**The request:**
Your task is to print, exactly and only, the lines from the start of the entries below through the line with "(0,0) rectangle (427,417);". Include both ends, but skip the pictures.

---

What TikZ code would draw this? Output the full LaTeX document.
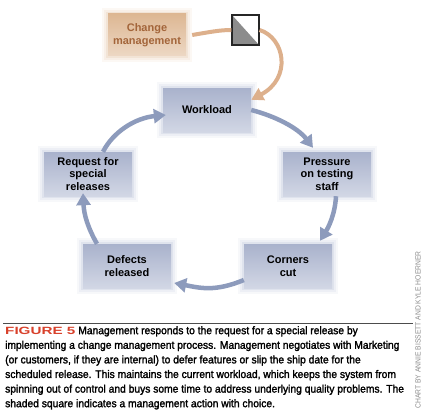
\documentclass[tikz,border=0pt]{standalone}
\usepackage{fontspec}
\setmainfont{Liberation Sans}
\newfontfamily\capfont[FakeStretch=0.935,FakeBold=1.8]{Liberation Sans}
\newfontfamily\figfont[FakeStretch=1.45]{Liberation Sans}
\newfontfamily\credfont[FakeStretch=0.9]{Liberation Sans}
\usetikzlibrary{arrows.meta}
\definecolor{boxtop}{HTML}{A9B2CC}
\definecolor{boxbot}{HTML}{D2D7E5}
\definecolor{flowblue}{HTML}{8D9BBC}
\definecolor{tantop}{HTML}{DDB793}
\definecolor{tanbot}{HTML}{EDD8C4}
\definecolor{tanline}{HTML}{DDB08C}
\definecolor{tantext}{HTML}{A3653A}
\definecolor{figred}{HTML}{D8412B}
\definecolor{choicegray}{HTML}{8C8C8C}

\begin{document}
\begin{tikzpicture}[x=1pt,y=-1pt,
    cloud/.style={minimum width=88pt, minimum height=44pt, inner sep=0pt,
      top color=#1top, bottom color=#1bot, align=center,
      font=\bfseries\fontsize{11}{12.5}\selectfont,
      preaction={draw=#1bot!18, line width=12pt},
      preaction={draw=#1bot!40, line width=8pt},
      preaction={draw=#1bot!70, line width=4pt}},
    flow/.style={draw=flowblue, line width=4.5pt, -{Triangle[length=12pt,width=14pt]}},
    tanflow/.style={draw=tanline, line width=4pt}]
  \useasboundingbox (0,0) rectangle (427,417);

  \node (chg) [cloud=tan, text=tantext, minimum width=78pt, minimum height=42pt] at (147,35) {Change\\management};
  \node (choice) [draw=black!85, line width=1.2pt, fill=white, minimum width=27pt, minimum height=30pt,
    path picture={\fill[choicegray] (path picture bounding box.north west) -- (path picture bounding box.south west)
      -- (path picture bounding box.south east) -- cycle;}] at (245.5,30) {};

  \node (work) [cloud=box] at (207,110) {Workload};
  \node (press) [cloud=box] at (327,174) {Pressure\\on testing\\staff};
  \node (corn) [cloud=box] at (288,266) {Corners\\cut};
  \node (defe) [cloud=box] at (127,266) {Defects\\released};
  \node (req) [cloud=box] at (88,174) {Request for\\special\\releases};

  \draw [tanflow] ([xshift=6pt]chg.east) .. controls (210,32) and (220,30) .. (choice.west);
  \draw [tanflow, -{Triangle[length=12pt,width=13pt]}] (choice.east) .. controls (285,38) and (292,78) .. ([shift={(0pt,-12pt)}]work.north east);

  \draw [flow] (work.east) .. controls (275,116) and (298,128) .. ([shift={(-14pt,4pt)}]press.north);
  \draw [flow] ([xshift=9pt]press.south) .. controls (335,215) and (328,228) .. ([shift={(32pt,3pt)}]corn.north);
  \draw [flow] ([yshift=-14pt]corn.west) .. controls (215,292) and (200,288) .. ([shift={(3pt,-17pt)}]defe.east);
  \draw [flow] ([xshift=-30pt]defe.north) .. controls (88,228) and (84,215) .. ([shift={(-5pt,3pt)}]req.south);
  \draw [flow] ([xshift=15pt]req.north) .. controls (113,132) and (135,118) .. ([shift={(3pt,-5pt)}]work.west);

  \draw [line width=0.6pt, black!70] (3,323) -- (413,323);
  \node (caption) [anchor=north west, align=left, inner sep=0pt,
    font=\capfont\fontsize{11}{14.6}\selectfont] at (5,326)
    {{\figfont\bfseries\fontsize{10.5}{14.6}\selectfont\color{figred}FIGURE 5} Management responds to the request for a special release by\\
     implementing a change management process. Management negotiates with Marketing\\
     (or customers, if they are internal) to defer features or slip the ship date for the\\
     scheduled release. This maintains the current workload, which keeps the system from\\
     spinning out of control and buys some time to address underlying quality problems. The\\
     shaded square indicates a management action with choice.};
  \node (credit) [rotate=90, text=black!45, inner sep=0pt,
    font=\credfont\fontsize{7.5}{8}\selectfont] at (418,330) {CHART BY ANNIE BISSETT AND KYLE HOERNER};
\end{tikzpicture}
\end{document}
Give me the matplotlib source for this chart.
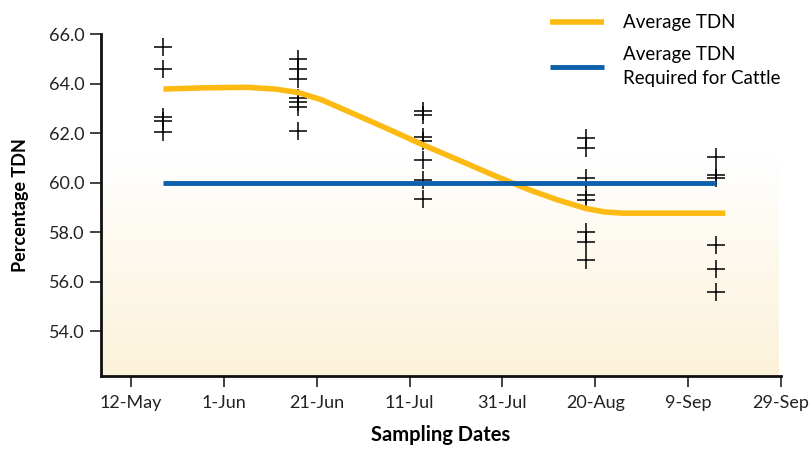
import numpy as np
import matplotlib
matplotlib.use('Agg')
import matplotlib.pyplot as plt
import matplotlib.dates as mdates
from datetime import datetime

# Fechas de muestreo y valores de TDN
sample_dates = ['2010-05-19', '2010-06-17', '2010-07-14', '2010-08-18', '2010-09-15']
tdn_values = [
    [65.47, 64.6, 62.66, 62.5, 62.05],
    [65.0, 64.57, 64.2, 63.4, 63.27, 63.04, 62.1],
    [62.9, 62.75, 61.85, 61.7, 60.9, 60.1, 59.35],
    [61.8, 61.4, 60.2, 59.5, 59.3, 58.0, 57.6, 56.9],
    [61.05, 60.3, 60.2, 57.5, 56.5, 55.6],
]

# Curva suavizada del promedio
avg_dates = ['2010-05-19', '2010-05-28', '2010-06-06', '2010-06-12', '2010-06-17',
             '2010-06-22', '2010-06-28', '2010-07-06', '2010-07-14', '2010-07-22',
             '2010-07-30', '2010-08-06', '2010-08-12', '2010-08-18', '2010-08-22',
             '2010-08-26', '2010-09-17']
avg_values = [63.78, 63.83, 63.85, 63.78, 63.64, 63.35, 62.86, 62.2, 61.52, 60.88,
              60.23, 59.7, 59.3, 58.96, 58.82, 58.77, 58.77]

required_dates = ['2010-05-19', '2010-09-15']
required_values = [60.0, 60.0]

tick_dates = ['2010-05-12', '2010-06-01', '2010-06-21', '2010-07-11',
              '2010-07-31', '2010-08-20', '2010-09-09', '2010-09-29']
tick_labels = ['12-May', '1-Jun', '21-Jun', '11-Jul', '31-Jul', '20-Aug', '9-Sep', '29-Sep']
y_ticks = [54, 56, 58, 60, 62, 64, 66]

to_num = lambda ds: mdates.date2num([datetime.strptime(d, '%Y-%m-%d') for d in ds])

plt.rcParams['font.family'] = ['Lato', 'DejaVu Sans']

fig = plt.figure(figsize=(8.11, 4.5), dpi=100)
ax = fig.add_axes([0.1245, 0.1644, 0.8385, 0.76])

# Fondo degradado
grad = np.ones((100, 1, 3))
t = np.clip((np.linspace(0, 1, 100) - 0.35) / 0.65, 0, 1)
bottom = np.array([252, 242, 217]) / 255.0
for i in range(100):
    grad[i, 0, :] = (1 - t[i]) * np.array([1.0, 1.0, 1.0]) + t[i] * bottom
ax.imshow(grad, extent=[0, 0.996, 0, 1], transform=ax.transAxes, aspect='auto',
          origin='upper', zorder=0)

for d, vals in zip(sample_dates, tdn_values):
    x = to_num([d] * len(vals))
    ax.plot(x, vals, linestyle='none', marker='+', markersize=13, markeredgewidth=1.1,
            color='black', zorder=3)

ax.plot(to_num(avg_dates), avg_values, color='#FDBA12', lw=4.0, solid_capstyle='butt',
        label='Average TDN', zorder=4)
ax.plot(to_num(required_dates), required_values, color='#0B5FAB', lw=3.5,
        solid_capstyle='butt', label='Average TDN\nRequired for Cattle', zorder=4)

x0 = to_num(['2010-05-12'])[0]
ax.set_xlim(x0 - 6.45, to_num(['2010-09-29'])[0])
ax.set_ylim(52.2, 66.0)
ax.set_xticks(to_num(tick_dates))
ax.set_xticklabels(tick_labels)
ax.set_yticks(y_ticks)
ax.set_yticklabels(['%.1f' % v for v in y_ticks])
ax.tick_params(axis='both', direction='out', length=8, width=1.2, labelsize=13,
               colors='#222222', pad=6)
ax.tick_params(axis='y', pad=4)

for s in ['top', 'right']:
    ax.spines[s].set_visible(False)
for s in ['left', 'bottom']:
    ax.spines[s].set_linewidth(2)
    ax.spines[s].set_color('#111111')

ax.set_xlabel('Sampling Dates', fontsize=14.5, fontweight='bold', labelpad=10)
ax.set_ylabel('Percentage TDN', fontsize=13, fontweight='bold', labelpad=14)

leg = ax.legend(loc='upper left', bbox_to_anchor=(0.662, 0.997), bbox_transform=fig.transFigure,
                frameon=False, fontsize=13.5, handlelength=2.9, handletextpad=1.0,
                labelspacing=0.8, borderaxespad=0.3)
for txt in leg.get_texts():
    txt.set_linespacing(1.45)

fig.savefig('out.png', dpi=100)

---

**Response below:**
What TikZ code would draw this? Output the full LaTeX document.
\documentclass[tikz,border=0pt]{standalone}
\usepackage{fontspec}
\setmainfont{Liberation Sans}
\newfontfamily\capfont[FakeStretch=0.935,FakeBold=1.8]{Liberation Sans}
\newfontfamily\figfont[FakeStretch=1.45]{Liberation Sans}
\newfontfamily\credfont[FakeStretch=0.9]{Liberation Sans}
\usetikzlibrary{arrows.meta}
\definecolor{boxtop}{HTML}{A9B2CC}
\definecolor{boxbot}{HTML}{D2D7E5}
\definecolor{flowblue}{HTML}{8D9BBC}
\definecolor{tantop}{HTML}{DDB793}
\definecolor{tanbot}{HTML}{EDD8C4}
\definecolor{tanline}{HTML}{DDB08C}
\definecolor{tantext}{HTML}{A3653A}
\definecolor{figred}{HTML}{D8412B}
\definecolor{choicegray}{HTML}{8C8C8C}

\begin{document}
\begin{tikzpicture}[x=1pt,y=-1pt,
    cloud/.style={minimum width=88pt, minimum height=44pt, inner sep=0pt,
      top color=#1top, bottom color=#1bot, align=center,
      font=\bfseries\fontsize{11}{12.5}\selectfont,
      preaction={draw=#1bot!18, line width=12pt},
      preaction={draw=#1bot!40, line width=8pt},
      preaction={draw=#1bot!70, line width=4pt}},
    flow/.style={draw=flowblue, line width=4.5pt, -{Triangle[length=12pt,width=14pt]}},
    tanflow/.style={draw=tanline, line width=4pt}]
  \useasboundingbox (0,0) rectangle (427,417);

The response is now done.